Wil Haygood. Knopf, $32.50 (416p) ISBN 978-0-307957-19-1

Haygood (The Butler) effectively uses the 1967 Senate confirmation hearings for Thurgood Marshall’s barrier-breaking nomination to the Supreme Court as the framing device for a biography of this pioneering American. Marshall, who became the first African-American to serve as a Supreme Court justice, had previously enjoyed a remarkable career as a civil rights advocate, and Haygood provides details of his legal triumphs in an accessible way, along with a moving account of his upbringing in Baltimore, where he directly experienced the cruel injustices of segregation.
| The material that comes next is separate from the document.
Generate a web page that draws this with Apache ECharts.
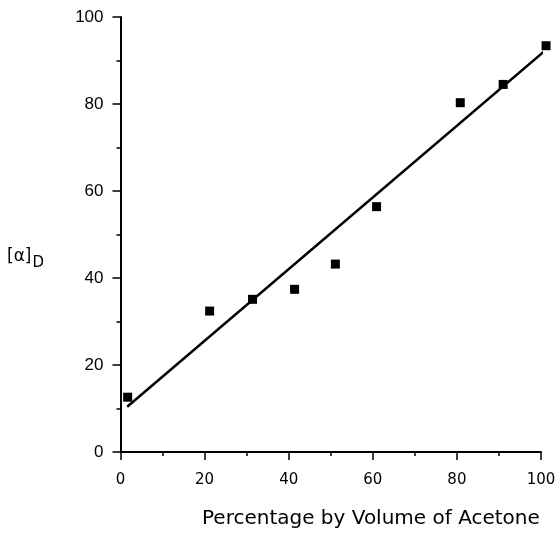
<!DOCTYPE html>
<html>
<head>
<meta charset="utf-8">
<script src="https://cdn.jsdelivr.net/npm/echarts@6/dist/echarts.min.js"></script>
<style>html,body{margin:0;padding:0;background:#fff}#c{width:559px;height:534px}</style>
</head>
<body>
<div id="c"></div>
<script>
const xValues = [1.7, 21.2, 31.4, 41.4, 51.1, 60.9, 80.8, 91.0, 101.2];
const yValues = [12.6, 32.4, 35.1, 37.4, 43.2, 56.4, 80.3, 84.5, 93.4];
const fitX = [1.6, 101.7];
const fitY = [10.4, 92.9];
const xTicks = [0, 20, 40, 60, 80, 100];
const yTicks = [0, 20, 40, 60, 80, 100];
const xTitle = 'Percentage by Volume of Acetone';

const chart = echarts.init(document.getElementById('c'));
const pts = xValues.map((x, i) => [x, yValues[i]]);
const fit = fitX.map((x, i) => [x, fitY[i]]);
const axisCommon = {
  axisLine: {show: true, lineStyle: {color: '#000', width: 2}},
  axisTick: {show: true, length: 8, lineStyle: {color: '#000', width: 1.5}},
  minorTick: {show: true, splitNumber: 2, length: 4, lineStyle: {color: '#000', width: 1.5}},
  splitLine: {show: false},
  minorSplitLine: {show: false}
};
chart.setOption({
  animation: false,
  backgroundColor: '#fff',
  grid: {left: 120.5, right: 18, top: 17, bottom: 82},
  xAxis: Object.assign({
    type: 'value', min: xTicks[0], max: xTicks[xTicks.length - 1], interval: 20,
    axisLabel: {margin: 21, color: '#000', fontSize: 15, fontFamily: 'DejaVu Sans'}
  }, axisCommon),
  yAxis: Object.assign({
    type: 'value', min: yTicks[0], max: yTicks[yTicks.length - 1], interval: 20,
    axisLabel: {margin: 17, color: '#000', fontSize: 17, fontFamily: 'Liberation Sans'}
  }, axisCommon),
  graphic: [
    {type: 'text', left: 202, top: 509,
      style: {text: xTitle, fill: '#000', font: '20px "DejaVu Sans"'}},
    {type: 'text', left: 7, top: 246,
      style: {text: '{a|[α]}{d|D}', fill: '#000',
        rich: {a: {fontSize: 17, fontFamily: 'DejaVu Sans', verticalAlign: 'top', lineHeight: 20},
               d: {fontSize: 15, fontFamily: 'DejaVu Sans', padding: [10, 0, 0, 1], lineHeight: 20}}}}
  ],
  series: [
    {type: 'line', data: fit, symbol: 'none', lineStyle: {color: '#000', width: 2.5}, clip: false, z: 2},
    {type: 'scatter', data: pts, symbol: 'rect', symbolSize: 9, itemStyle: {color: '#000', opacity: 1}, clip: false, z: 3}
  ]
});
</script>
</body>
</html>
In between the flashbacks to Marshall’s life before July 1967, when he received President Johnson’s nomination, Haygood paints well-rounded portraits of the powerful Southern Democrats on the Senate Judiciary Committee, such as John McClellan and James Eastland, who fought bitterly to keep the Supreme Court lily-white. The behind-the-scenes look at the hard-fought battle that Lyndon Johnson and his supporters waged on Marshall’s behalf creates suspense, even though readers will already know of their ultimate success. This is the definitive account of the life of a major American hero who deserves wider recognition. Agent: Esther Newberg, ICM. (Oct.)